By the end of this century, the U.N. Intergovernmental Panel on Climate Change projects that sea level will rise by 11 to 77 centimeters. Most of the increase will be due to thermal expansion of the water, but glacial melting is expected to contribute a significant portion—as much as 30 percent—of the total. The disappearance of ice masses may have a serious socioeconomic impact not only on low-lying coastal areas but also on regions whose hydrology and vegetation depend on glaciers.

But if the shrinkage is widespread, it's not universal. It turns out that the Briksdalsbreen and other glaciers in this part of Norway were not melting—they were growing. During the 1990s, the Briksdalsbreen and its neighbors the Bergsetbreen, the Bødalsbreen, and the Nigardsbreen have all experienced growth at speeds that surprised many researchers. In 1994 alone the front of the Briksdalsbreen charged ahead 80 meters, about four times its annual average. If you visited the glacier that year, you could actually see it slowly advancing, its front bulldozing plants, rocks, and everything else in front of it.

Why have these glaciers grown while so many others are melting? The answer: precipitation. During the early 1990s this region experienced consecutive winters with unusually high humidity, with some years registering almost double the usual precipitation, which, at the top of the glaciers, fell as snow. "Global warming means both temperature rise and increase of precipitation in coastal areas due to higher evaporation," says Stefan Winkler, a geography professor at the University of Würzburg, in Germany, who has been tracking Norwegian glaciers. "And high winter precipitation means nothing else but high snow accumulation." It was this extra dollop of snow that made the glaciers grow.

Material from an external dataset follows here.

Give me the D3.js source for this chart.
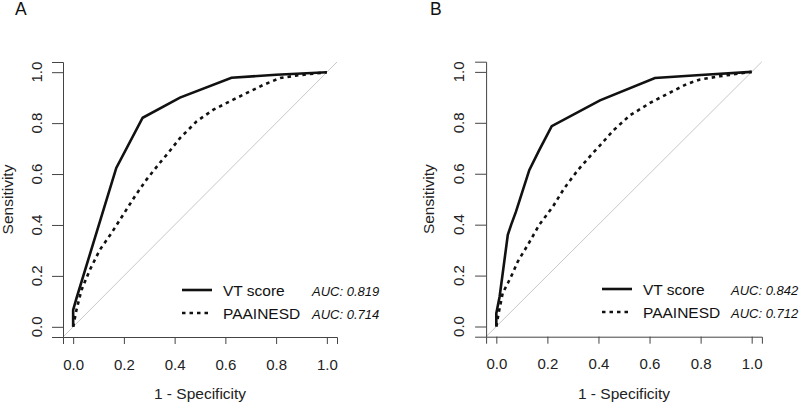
<!DOCTYPE html>
<html>
<head>
<meta charset="utf-8">
<script src="https://cdn.jsdelivr.net/npm/d3@7"></script>
<style>
  body { margin: 0; background: #fff; }
  svg { display: block; font-family: Arial, "Liberation Sans", sans-serif; }
</style>
</head>
<body>
<svg width="800" height="403"></svg>
<script>
	// ROC curves (x = 1 - specificity, y = sensitivity)
	var vtA_x = [0, 0, 0.013, 0.17, 0.274, 0.421, 0.624, 0.8, 1];
	var vtA_y = [0, 0.066, 0.112, 0.624, 0.821, 0.9, 0.978, 0.99, 1];
	var paA_x = [0, 0.013, 0.033, 0.066, 0.105, 0.151, 0.197, 0.243, 0.289, 0.341, 0.374, 0.421, 0.487, 0.553, 0.631, 0.749, 0.816, 0.882, 1];
	var paA_y = [0, 0.066, 0.145, 0.224, 0.302, 0.368, 0.44, 0.512, 0.578, 0.643, 0.682, 0.741, 0.807, 0.853, 0.892, 0.95, 0.977, 0.987, 1];

	var vtB_x = [0, 0, 0.013, 0.045, 0.058, 0.077, 0.129, 0.168, 0.217, 0.406, 0.621, 0.8, 1];
	var vtB_y = [0, 0.052, 0.118, 0.36, 0.399, 0.451, 0.614, 0.693, 0.787, 0.888, 0.976, 0.988, 1];
	var paB_x = [0, 0.009, 0.025, 0.045, 0.064, 0.084, 0.123, 0.168, 0.221, 0.266, 0.319, 0.377, 0.406, 0.458, 0.523, 0.602, 0.667, 0.745, 0.798, 0.876, 1];
	var paB_y = [0, 0.052, 0.131, 0.17, 0.209, 0.255, 0.32, 0.399, 0.47, 0.543, 0.614, 0.68, 0.711, 0.77, 0.829, 0.878, 0.912, 0.952, 0.97, 0.983, 1];

	var ticks = [0, 0.2, 0.4, 0.6, 0.8, 1.0];
	var seriesNames = ["VT score", "PAAINESD"];
	var aucA = ["AUC: 0.819", "AUC: 0.714"];
	var aucB = ["AUC: 0.842", "AUC: 0.712"];

	var svg = d3.select("svg");

	function drawPanel(p) {
		var x = d3.scaleLinear().domain([-0.04, 1.04]).range([p.left, p.right]);
		var y = d3.scaleLinear().domain([-0.04, 1.04]).range([p.bottom, p.top]);
		var g = svg.append("g");

		// panel letter
		g.append("text").attr("x", p.letterX).attr("y", 15).style("font-size", "17.5px").style("fill", "#111").text(p.letter);

		// diagonal reference
		g.append("line")
		  .attr("x1", x(-0.04)).attr("y1", y(-0.04))
		  .attr("x2", x(1.04)).attr("y2", y(1.04))
		  .style("stroke", "#c8c8c8").style("stroke-width", 1);

		// x axis
		var xa = g.append("g").attr("transform", "translate(0," + p.bottom + ")")
		  .call(d3.axisBottom(x).tickValues(ticks).tickFormat(d3.format(".1f")).tickSizeOuter(0).tickSize(7).tickPadding(15));
		xa.selectAll("text").style("font-size", "15px").style("fill", "#222").style("font-family", "Arial, 'Liberation Sans', sans-serif");
		xa.selectAll("line,path").style("stroke", "#444");

		// y axis, labels rotated by hand
		var ya = g.append("g").attr("transform", "translate(" + p.left + ",0)")
		  .call(d3.axisLeft(y).tickValues(ticks).tickFormat("").tickSizeOuter(0).tickSize(11));
		ya.selectAll("line,path").style("stroke", "#444");
		g.selectAll(".ylab").data(ticks).enter().append("text")
		  .attr("transform", function(d) { return "translate(" + p.ylabX + "," + y(d) + ") rotate(-90)"; })
		  .attr("text-anchor", "middle")
		  .style("font-size", "15px").style("fill", "#222")
		  .text(d3.format(".1f"));

		// axis titles
		g.append("text").attr("x", (x(0) + x(1)) / 2).attr("y", 399).attr("text-anchor", "middle")
		  .style("font-size", "15.5px").style("fill", "#222").text("1 - Specificity");
		g.append("text")
		  .attr("transform", "translate(" + p.titleX + "," + (y(0) + y(1)) / 2 + ") rotate(-90)")
		  .attr("text-anchor", "middle").style("font-size", "15.5px").style("fill", "#222").text("Sensitivity");

		// curves
		var line = d3.line().x(function(d) { return x(d[0]); }).y(function(d) { return y(d[1]); });
		g.append("path").datum(d3.zip(p.paX, p.paY)).attr("d", line)
		  .style("fill", "none").style("stroke", "#111").style("stroke-width", 2.6).style("stroke-dasharray", "3.5,4");
		g.append("path").datum(d3.zip(p.vtX, p.vtY)).attr("d", line)
		  .style("fill", "none").style("stroke", "#111").style("stroke-width", 2.6);

		// legend
		var rows = [0, 1];
		rows.forEach(function(i) {
			var ly = p.legY + i * 23;
			g.append("line").attr("x1", p.legX).attr("x2", p.legX + 30).attr("y1", ly).attr("y2", ly)
			  .style("stroke", "#111").style("stroke-width", 2.6).style("stroke-dasharray", i == 1 ? "3.5,4" : null);
			g.append("text").attr("x", p.legX + 41).attr("y", ly + 6).style("font-size", "15.5px").style("fill", "#111").text(seriesNames[i]);
			g.append("text").attr("x", p.aucX).attr("y", ly + 6).style("font-size", "13px").style("font-style", "italic")
			  .style("fill", "#111").text(p.auc[i]);
		});
	}

	drawPanel({letter: "A", letterX: 15, left: 63, right: 337, top: 62, bottom: 337,
		ylabX: 41.5, titleX: 13, legX: 182, legY: 290, aucX: 312,
		vtX: vtA_x, vtY: vtA_y, paX: paA_x, paY: paA_y, auc: aucA});
	drawPanel({letter: "B", letterX: 430, left: 486.1, right: 761.9, top: 61.7, bottom: 336.7,
		ylabX: 464, titleX: 434, legX: 602, legY: 289, aucX: 731,
		vtX: vtB_x, vtY: vtB_y, paX: paB_x, paY: paB_y, auc: aucB});
</script>
</body>
</html>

Scientists suspect, however, that this phenomenon alone is not enough to explain the Briksdalsbreen's spectacular advances in years like 1994. Something else was also in action. The likely candidate is a large-scale fluctuation of atmospheric pressure that affects the climate of most of the Northern Hemisphere. "It's called the North Atlantic Oscillation," says Atle Nesje, a geology professor at the University of Bergen. One of its effects is that when pressure gets unusually low over Iceland and unusually high over the western part of the Mediterranean Sea, a mass of moist air flows into northwest Europe. "The result is a lot of precipitation in western Norway," he says.